Monday, September 27, 2010

A Cosmology?



The video clip above from Shift of the Ages, "Tata and Titicaca", features the guide Rose Marie, who led our small group in 2004 on an excursion through the lake, to the Island of the Sun, and to Tiahuanaco which was possibly constructed in 15,000 BC. I wrote earlier about the monumental ruins and excavations, and it turns out that Tiahuanaco is an old port city miles from the lake, and there are more ruins below the surface of the lake itself.

Some of the old ruins and temples are on the Island of the Sun, and Rose Marie took us to many sacred places and taught us the blessings, the use of the flowers and the scattering of pure alcohol into the ground - a version of holy water. Remember that the ancient practitioners had to distill the alcohol using simpler and more primitive methods, so it was comparatively difficult to obtain and relatively expensive.

The Bolivians have ancient Andean legends about the lake, about how it was the birthplace of civilization. Viracocha, the creator deity, lightened a dark world by having the sun, moon, and stars rise from the lake to occupy their places in the sky. Life in the Incan empire was measured by a thousand year cosmic cycle called an Inti, which means 'Sun'. There is also talk of the legend and carved formation known as "Gate of the Gods".

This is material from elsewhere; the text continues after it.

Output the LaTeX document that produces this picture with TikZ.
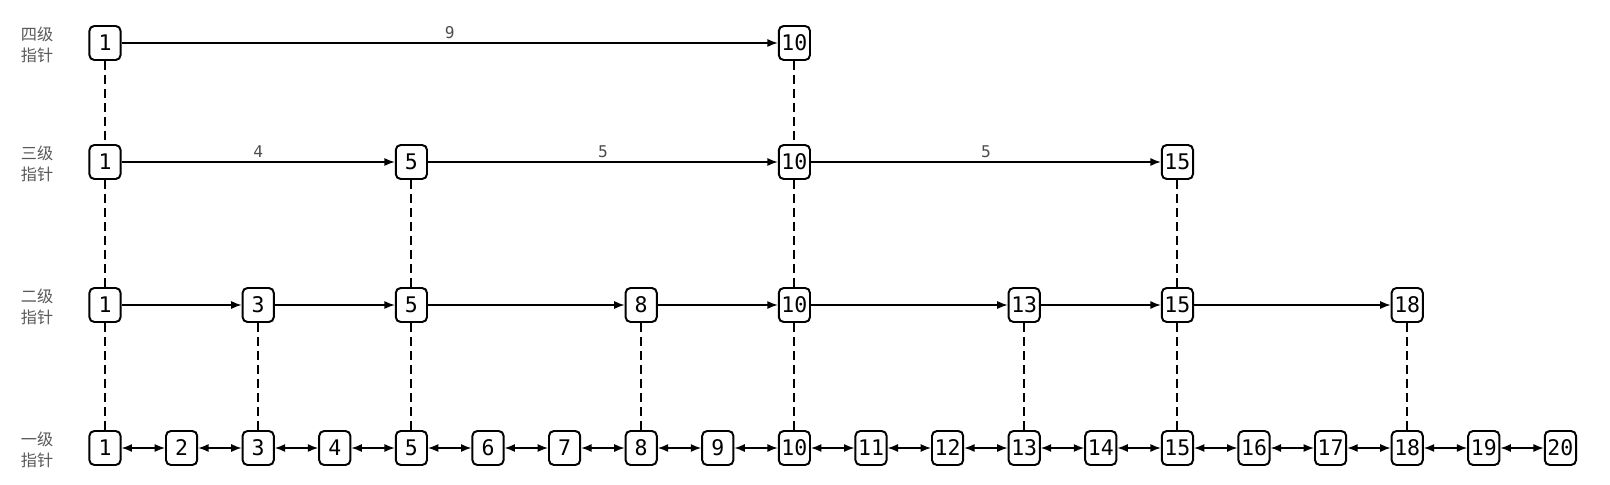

Myriad archaeological, astronomical and NASA satellite earth studies have unearthed some highly unusual theories about how these legends and remnants of ancient history may be linked together in a cosmological fashion to larger structures in the solar system and its consequential impact on planetary systems. It's an expanson of the view of the earth as not in isolation as a planetary system, but as an integral part of a much larger system that is playing out in an unusual fashion at this particular point in time. Hence, the "Shift of the Ages".